_Description of the task_
Using the data below, output the first line and every line after it up to and including the line containing "const strains = ['S.", exactly as written and with nothing added.

────────────────────

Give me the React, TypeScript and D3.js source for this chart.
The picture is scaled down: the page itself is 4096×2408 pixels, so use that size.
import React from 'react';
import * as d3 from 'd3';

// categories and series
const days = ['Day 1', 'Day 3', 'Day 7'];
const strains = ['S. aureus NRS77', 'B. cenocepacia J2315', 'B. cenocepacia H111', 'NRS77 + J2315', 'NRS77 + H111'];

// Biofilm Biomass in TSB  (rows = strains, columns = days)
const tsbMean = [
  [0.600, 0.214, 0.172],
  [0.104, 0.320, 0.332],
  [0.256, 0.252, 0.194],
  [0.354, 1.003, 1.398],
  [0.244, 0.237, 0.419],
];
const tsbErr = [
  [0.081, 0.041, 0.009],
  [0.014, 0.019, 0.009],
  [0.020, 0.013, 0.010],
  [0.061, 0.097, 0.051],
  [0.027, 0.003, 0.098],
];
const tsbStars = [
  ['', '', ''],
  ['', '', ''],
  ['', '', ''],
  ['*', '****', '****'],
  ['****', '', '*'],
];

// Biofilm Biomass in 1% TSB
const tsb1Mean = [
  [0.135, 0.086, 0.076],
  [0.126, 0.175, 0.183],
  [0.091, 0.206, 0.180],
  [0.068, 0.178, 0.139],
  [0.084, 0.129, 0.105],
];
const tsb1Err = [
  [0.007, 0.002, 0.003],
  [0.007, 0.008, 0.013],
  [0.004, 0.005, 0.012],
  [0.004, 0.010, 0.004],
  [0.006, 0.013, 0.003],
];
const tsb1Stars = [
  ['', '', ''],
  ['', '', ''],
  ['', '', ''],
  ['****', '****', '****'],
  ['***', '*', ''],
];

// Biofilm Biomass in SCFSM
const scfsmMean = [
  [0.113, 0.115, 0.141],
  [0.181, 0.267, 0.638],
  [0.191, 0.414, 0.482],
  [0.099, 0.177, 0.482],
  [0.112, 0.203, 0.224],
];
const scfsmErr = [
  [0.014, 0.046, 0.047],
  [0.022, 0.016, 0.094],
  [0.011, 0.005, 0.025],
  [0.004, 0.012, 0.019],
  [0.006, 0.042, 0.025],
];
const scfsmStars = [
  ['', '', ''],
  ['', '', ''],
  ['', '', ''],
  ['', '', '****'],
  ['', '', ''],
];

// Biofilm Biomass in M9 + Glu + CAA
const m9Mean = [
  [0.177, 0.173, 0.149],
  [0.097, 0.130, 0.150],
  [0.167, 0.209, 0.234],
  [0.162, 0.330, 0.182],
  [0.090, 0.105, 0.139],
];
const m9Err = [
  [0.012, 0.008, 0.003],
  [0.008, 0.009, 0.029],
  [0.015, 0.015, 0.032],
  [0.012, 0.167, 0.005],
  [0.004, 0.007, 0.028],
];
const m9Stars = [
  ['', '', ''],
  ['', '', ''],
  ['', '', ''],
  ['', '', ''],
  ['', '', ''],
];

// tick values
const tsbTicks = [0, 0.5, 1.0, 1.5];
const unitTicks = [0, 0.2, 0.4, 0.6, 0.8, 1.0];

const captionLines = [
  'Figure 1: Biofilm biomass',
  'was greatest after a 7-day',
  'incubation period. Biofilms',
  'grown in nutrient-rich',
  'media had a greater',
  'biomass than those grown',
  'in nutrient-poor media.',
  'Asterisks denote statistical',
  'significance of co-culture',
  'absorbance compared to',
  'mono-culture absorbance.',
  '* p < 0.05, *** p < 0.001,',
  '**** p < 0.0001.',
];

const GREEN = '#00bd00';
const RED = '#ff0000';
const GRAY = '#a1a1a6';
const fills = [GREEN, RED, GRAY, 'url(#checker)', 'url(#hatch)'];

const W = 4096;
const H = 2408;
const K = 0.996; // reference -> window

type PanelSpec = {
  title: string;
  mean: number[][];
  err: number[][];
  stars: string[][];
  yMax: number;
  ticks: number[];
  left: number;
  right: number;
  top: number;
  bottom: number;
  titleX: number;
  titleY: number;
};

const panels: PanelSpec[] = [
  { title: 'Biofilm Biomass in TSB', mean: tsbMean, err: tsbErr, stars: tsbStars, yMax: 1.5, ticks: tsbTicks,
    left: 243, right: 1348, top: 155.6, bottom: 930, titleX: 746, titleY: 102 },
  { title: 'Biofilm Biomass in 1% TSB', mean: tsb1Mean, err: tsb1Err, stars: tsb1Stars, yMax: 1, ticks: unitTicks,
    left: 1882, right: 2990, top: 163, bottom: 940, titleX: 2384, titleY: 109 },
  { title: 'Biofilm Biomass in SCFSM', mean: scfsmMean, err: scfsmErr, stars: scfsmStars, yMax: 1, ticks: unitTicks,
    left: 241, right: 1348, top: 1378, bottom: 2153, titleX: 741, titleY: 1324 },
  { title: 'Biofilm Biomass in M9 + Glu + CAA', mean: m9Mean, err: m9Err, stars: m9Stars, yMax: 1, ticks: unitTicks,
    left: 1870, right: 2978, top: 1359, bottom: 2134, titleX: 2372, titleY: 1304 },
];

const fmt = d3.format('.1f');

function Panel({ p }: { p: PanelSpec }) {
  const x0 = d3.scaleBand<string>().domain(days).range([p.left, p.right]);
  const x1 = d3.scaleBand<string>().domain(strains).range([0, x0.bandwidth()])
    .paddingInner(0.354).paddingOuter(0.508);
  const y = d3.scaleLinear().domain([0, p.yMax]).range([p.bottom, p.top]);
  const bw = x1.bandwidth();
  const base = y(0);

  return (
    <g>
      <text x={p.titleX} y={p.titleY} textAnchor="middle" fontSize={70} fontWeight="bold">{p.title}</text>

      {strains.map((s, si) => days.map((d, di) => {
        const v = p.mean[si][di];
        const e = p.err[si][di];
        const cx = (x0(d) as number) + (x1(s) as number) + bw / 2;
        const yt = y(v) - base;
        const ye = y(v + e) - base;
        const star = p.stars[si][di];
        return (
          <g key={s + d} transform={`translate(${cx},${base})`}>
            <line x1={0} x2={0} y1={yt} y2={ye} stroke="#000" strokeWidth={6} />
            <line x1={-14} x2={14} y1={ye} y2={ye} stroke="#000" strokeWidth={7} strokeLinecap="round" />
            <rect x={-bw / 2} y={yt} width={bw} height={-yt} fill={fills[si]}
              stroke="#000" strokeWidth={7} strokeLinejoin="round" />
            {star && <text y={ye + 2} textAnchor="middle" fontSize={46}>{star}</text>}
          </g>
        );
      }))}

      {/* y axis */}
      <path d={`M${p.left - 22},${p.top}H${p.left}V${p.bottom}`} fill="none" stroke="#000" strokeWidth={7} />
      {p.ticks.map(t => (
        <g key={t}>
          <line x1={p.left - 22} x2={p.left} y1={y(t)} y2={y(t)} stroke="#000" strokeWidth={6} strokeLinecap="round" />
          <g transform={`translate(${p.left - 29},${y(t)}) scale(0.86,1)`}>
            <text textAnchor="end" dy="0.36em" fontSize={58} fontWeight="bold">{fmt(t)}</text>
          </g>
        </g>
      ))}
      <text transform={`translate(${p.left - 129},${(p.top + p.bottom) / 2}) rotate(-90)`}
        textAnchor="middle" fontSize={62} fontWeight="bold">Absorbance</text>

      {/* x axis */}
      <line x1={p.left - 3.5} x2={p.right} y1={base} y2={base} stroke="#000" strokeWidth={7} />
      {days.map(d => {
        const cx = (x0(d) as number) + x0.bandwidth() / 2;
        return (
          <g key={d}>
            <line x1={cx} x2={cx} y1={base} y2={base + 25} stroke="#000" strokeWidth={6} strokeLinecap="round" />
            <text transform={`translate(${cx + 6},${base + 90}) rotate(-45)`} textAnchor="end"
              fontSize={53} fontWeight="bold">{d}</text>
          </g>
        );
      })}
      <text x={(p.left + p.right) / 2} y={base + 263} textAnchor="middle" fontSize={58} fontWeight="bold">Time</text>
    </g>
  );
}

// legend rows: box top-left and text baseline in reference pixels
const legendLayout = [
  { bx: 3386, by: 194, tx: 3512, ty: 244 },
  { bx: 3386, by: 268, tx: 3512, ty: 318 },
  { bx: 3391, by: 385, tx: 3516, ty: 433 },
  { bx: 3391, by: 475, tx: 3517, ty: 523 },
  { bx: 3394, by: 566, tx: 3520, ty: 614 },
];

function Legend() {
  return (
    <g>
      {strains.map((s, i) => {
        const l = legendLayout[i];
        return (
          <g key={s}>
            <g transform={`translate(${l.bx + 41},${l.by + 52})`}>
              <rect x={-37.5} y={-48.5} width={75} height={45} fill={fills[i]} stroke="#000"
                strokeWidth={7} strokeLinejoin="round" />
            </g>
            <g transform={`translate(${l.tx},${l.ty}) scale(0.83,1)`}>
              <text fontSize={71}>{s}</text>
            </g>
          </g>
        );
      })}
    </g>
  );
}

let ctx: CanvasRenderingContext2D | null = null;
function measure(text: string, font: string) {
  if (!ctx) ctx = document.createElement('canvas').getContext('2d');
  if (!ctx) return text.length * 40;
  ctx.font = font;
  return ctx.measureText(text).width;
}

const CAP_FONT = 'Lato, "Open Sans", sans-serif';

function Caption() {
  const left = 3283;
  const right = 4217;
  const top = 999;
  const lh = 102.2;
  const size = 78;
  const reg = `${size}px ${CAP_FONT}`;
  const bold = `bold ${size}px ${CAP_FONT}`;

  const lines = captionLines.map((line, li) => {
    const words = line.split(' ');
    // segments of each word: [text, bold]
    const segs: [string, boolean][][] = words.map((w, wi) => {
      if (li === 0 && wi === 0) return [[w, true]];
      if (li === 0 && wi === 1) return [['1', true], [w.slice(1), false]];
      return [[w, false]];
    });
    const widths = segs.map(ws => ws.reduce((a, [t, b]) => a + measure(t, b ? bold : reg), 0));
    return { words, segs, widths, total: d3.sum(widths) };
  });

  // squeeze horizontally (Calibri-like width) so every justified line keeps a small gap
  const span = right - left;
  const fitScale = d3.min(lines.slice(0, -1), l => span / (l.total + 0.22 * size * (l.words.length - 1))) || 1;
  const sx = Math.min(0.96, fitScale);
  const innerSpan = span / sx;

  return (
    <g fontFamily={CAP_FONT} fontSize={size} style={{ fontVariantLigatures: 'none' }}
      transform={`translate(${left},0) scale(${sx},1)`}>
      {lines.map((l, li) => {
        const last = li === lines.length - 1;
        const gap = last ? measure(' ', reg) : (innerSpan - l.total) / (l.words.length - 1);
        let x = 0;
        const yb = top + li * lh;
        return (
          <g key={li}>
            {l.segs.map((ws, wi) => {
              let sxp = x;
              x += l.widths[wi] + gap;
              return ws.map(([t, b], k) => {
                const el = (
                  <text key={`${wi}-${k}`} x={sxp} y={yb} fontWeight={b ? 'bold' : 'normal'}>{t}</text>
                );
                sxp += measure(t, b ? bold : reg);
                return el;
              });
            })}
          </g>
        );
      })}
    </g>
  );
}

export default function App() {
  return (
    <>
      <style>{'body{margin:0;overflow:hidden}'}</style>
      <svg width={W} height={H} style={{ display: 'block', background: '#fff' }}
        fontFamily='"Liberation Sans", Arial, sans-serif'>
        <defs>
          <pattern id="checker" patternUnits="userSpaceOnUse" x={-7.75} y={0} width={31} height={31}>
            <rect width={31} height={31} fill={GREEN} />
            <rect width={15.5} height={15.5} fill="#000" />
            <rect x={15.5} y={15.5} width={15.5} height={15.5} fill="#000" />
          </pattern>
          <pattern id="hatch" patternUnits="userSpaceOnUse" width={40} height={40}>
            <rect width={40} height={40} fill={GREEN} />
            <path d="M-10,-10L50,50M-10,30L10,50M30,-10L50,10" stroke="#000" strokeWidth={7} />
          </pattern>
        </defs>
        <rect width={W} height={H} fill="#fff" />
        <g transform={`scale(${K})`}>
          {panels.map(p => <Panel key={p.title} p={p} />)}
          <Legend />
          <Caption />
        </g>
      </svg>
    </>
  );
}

────────────────────

_Exercise response_
Give me the React, TypeScript and D3.js source for this chart.
The picture is scaled down: the page itself is 4096×2408 pixels, so use that size.
import React from 'react';
import * as d3 from 'd3';

// categories and series
const days = ['Day 1', 'Day 3', 'Day 7'];
const strains = ['S. aureus NRS77', 'B. cenocepacia J2315', 'B. cenocepacia H111', 'NRS77 + J2315', 'NRS77 + H111'];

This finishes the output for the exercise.